Cook forged the five-year agreement, which hasn’t been previously reported, during the first of a series of in-person visits he made to the country in 2016 to quash a sudden burst of regulatory actions against Apple’s business, according to internal Apple documents viewed by The Information. Before the meetings, Apple executives were scrambling to salvage the company’s relationship with Chinese officials, who believed the company wasn’t contributing enough to the local economy, the documents show. Amid the government crackdown and the bad publicity that accompanied it, iPhone sales plummeted.
This is a deeply-researched and seemingly amazingly well-sourced story. Extraordinary work by Ma — particularly the Apple internal documents he was able to obtain. The backstory on that must be something. Long story short, Apple’s relationship with China is every bit as complicated, and delicate, as you’d think.

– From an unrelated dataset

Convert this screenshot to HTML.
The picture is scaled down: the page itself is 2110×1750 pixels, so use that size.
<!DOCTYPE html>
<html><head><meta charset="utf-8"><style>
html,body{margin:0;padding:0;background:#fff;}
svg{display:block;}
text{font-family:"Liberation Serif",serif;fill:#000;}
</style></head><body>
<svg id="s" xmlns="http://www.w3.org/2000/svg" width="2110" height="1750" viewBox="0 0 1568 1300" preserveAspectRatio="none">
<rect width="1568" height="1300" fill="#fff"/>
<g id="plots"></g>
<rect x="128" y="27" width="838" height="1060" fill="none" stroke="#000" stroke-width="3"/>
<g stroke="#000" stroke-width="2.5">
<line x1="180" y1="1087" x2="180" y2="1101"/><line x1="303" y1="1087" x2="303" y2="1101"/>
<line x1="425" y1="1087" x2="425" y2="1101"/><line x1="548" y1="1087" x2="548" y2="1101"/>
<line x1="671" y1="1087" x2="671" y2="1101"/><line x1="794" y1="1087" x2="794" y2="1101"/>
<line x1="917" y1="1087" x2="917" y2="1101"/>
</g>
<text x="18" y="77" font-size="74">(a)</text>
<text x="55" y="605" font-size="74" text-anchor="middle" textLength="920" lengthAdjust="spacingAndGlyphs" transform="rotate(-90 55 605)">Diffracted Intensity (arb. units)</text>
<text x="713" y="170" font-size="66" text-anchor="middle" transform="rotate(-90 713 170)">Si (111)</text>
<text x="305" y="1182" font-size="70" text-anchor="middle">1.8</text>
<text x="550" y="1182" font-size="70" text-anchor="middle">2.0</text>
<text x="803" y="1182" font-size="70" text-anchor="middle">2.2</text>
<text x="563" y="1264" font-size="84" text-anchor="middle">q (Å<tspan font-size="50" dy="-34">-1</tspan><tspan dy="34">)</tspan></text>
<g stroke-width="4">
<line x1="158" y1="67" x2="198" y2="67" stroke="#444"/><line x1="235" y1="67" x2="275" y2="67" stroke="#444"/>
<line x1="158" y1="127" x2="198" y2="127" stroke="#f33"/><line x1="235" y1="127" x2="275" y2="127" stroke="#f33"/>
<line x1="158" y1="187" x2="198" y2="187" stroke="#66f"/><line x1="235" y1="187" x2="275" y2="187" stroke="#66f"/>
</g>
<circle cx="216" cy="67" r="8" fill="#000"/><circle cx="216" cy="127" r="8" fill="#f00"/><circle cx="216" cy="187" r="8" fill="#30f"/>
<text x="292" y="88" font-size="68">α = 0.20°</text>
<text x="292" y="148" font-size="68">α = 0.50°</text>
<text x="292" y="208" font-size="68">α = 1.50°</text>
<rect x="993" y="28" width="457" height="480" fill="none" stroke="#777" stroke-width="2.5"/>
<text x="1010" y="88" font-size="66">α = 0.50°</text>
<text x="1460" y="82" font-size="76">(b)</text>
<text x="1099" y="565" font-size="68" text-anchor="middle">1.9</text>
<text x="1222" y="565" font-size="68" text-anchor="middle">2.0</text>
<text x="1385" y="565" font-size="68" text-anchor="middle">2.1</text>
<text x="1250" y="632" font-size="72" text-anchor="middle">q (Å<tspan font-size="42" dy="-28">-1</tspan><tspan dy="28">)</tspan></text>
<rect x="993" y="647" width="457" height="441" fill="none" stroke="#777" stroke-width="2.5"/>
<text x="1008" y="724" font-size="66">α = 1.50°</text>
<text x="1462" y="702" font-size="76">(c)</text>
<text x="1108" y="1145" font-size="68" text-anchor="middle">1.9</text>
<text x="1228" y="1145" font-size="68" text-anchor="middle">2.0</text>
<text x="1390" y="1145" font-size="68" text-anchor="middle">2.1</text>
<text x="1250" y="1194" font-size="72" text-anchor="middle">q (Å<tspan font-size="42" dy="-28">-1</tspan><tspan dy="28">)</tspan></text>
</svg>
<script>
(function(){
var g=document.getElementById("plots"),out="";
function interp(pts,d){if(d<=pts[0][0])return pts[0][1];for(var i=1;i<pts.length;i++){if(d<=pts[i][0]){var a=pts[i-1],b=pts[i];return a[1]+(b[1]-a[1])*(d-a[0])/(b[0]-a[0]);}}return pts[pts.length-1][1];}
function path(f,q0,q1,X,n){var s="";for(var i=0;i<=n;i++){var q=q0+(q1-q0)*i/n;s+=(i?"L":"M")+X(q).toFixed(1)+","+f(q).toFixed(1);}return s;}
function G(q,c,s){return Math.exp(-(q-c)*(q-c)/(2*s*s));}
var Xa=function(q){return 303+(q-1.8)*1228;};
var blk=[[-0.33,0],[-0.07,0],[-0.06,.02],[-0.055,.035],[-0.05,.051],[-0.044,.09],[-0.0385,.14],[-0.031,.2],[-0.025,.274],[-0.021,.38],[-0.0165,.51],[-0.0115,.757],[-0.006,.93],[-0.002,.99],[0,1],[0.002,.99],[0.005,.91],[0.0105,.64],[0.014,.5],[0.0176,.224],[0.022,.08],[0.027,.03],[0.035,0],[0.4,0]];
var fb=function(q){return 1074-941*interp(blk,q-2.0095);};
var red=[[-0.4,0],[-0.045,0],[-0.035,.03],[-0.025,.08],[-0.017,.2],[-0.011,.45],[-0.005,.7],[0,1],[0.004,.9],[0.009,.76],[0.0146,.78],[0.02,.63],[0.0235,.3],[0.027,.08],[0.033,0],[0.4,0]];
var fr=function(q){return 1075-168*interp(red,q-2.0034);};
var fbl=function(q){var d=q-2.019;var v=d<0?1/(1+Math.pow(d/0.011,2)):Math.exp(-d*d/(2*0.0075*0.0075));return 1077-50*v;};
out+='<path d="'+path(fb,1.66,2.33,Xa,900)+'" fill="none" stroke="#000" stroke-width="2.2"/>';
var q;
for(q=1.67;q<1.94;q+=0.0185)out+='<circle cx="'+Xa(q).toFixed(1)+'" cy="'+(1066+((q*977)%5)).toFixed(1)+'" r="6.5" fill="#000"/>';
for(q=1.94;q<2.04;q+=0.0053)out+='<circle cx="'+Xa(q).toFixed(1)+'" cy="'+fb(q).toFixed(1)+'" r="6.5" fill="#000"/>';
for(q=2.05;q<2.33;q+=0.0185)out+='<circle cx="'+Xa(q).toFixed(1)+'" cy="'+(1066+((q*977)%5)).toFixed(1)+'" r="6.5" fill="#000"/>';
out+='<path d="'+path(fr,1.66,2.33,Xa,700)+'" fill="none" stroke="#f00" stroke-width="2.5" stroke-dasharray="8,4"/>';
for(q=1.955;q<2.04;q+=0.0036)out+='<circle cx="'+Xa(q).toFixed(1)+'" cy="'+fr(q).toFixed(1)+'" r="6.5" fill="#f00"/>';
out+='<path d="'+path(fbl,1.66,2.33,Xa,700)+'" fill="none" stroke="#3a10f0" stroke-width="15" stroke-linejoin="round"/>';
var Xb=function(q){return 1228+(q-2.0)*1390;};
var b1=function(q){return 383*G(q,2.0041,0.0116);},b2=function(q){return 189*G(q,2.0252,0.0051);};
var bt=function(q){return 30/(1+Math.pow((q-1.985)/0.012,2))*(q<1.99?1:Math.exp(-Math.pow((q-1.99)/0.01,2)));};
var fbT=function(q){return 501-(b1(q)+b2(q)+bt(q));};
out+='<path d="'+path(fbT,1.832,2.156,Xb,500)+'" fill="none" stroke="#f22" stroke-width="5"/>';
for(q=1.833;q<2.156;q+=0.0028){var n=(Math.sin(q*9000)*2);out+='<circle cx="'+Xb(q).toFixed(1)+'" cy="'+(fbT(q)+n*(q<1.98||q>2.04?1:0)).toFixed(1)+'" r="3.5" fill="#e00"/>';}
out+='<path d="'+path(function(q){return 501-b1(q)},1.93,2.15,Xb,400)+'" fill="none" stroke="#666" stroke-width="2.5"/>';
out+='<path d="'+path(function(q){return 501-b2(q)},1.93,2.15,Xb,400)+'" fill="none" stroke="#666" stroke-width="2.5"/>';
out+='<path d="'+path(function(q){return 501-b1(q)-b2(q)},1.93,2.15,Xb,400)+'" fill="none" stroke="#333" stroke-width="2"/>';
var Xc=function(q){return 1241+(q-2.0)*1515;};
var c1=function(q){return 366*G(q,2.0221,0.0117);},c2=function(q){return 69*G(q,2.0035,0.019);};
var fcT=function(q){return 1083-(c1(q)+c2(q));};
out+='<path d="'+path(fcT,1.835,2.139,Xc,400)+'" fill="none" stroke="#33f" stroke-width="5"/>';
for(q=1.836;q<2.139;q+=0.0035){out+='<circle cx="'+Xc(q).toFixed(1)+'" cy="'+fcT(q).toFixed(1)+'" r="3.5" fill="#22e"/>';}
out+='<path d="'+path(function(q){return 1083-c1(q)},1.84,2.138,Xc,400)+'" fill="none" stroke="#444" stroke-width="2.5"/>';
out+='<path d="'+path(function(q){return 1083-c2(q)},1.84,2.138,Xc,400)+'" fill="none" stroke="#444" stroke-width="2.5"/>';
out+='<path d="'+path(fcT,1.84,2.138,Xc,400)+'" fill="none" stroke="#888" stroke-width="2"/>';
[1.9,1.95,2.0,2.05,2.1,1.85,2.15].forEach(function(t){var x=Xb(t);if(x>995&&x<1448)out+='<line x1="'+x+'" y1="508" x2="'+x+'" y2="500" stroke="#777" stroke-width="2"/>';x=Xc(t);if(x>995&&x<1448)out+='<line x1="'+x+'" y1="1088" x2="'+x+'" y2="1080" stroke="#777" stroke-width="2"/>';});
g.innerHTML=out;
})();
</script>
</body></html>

I was skeptical about the headline — both the staggering $275 billion figure and the word “secret” — but Ma’s reporting backs it up.
The Information is subscriber-only, and costs $400 a year. That’s a lot, no question, but you get what you pay for. Reporting like this makes it worthwhile to me. I try always to be respectful when linking to paywalled material, and not quote so much as to spoil the whole thing. But I feel compelled to share this nugget:
Sometime in 2014 or early 2015, China’s State Bureau of Surveying and Mapping told members of the Apple Maps team to make the Diaoyu Islands, the objects of a long-running territorial dispute between China and Japan, appear large even when users zoomed out from them. Chinese regulators also threatened to withhold approval of the first Apple Watch, scheduled for release in 2015, if Apple didn’t comply with the unusual request, according to internal documents.
Some members of the team back at Apple’s headquarters in Cupertino, Calif., initially balked at the demand. But the Maps app had become a priority for Apple, so eventually the company complied. The Diaoyu Islands, when viewed in Apple Maps in mainland China, continue to appear on a larger scale than surrounding territories.
I would venture to say that all members of Apple’s Maps team balked at this request. It’s absurd and offensive. Asking professional cartographers to misrepresent the size of islands for propaganda purposes — even if only to users in mainland China — is like asking writers to misspell words or misstate facts, or asking mathematicians to generate incorrect results. It’s contrary to the nature of the profession.